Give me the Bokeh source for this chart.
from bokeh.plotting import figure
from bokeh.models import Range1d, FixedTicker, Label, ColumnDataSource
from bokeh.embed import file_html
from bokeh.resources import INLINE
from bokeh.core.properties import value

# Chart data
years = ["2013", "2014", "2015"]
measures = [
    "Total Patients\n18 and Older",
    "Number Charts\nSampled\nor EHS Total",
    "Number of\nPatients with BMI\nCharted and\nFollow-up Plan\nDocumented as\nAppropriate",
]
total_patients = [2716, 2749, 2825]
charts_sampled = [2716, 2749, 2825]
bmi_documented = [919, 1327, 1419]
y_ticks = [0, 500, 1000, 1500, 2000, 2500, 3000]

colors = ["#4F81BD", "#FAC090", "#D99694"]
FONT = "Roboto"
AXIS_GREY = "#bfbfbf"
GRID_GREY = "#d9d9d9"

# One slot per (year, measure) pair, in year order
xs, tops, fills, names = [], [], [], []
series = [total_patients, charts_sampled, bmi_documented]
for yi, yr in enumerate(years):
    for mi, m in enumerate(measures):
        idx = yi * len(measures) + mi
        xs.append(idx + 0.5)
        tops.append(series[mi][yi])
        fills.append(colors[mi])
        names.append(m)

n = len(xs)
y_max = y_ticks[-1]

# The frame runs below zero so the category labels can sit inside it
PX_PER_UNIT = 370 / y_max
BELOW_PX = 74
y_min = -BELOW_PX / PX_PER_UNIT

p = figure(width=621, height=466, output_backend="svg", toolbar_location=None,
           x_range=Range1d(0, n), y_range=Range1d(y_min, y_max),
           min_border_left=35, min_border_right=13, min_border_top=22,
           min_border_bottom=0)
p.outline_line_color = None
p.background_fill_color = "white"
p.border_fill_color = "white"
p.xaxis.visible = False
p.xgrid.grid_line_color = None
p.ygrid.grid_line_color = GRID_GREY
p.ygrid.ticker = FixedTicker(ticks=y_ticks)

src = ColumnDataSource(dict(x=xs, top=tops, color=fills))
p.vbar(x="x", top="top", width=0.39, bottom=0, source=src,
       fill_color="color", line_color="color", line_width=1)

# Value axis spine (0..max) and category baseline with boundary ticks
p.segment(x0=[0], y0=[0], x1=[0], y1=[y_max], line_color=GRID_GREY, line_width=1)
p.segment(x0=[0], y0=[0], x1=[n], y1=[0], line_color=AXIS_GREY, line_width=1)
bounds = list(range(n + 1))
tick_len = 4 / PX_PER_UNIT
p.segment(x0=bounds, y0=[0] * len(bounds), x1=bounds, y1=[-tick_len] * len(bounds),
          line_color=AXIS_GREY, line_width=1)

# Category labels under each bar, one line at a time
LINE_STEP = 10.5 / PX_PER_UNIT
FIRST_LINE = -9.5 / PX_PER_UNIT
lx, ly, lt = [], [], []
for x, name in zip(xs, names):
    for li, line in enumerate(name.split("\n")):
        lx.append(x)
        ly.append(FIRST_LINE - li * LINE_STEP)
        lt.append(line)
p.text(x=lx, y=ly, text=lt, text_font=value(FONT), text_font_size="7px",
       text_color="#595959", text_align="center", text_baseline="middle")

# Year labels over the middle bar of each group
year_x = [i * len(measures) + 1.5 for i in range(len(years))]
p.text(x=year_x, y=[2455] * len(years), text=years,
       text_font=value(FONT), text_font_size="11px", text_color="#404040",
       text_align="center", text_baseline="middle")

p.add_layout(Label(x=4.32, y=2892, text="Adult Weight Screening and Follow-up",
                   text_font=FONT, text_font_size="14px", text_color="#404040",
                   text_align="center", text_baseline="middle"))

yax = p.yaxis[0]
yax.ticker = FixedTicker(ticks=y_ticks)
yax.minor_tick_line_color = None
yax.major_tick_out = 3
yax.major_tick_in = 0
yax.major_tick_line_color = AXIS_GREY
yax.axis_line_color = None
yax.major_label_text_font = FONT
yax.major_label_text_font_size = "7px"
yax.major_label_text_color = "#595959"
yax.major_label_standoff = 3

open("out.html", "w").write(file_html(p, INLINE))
•••••
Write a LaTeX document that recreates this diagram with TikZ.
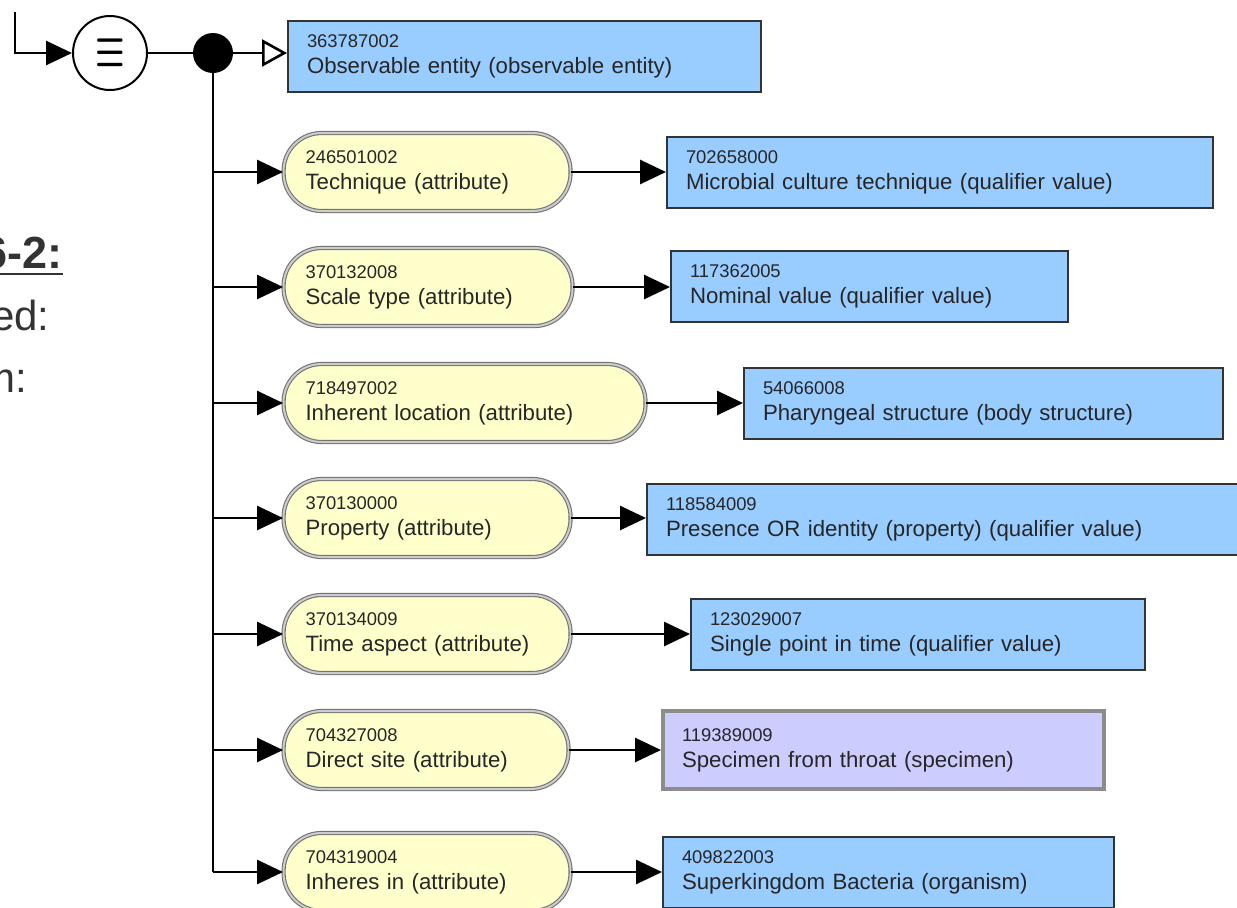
•••••
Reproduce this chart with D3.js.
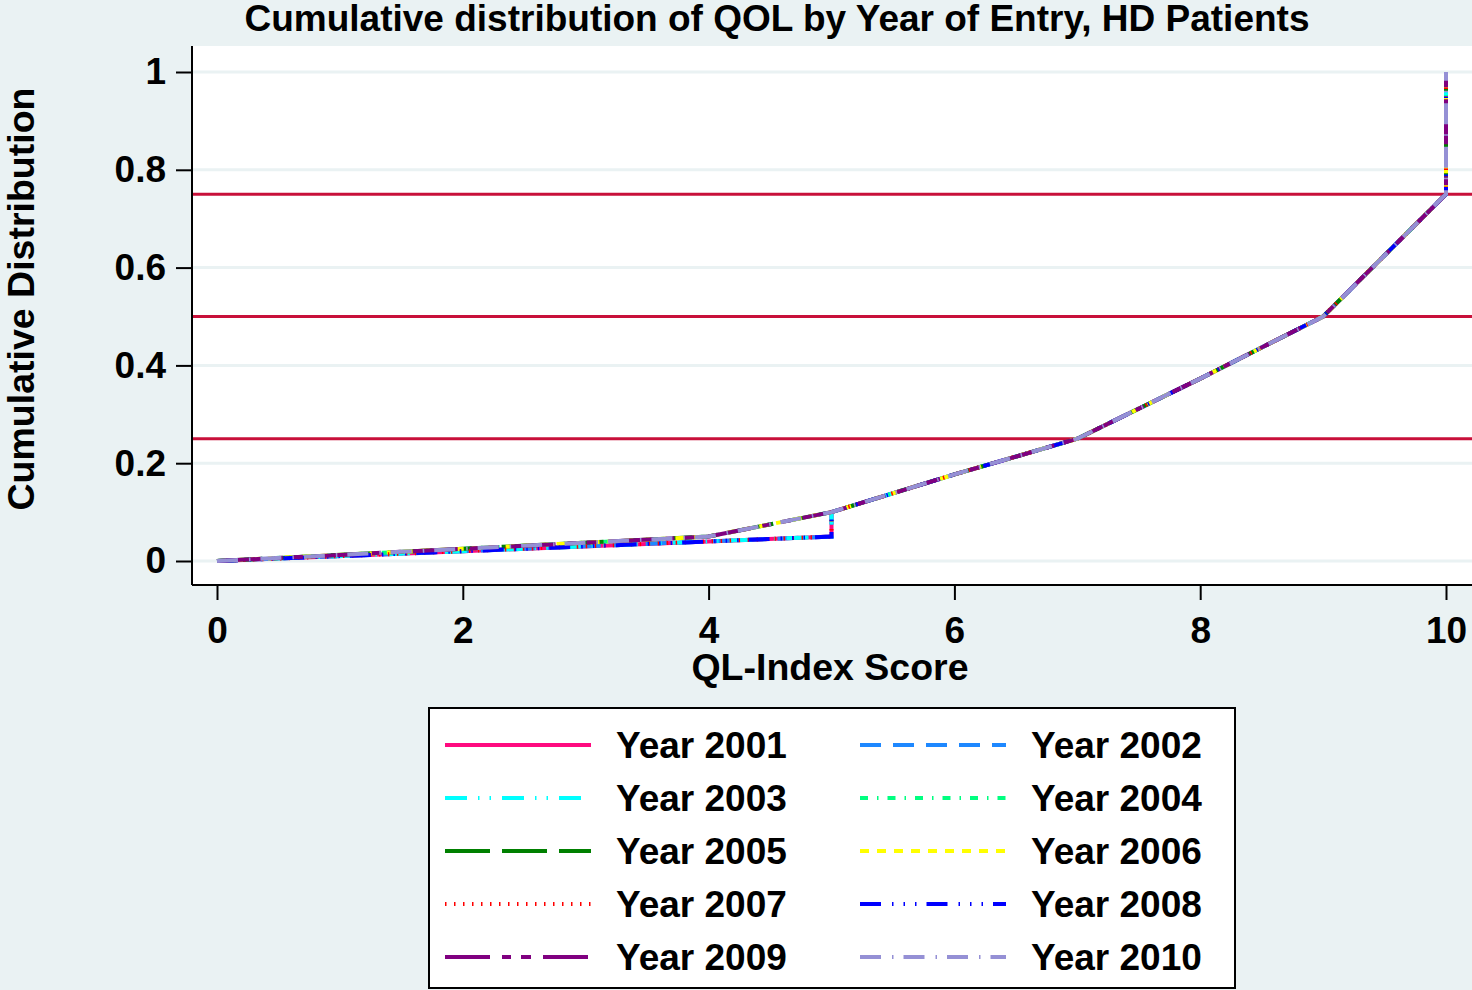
•••••
> [Set exercise]: Only the lines from the one containing "Give me the Bokeh source for this chart." to the one containing "from bokeh.core.properties import value" are to be printed, both ends included, exactly as written.

> [Task answer]:
Give me the Bokeh source for this chart.
from bokeh.plotting import figure
from bokeh.models import Range1d, FixedTicker, Label, ColumnDataSource
from bokeh.embed import file_html
from bokeh.resources import INLINE
from bokeh.core.properties import value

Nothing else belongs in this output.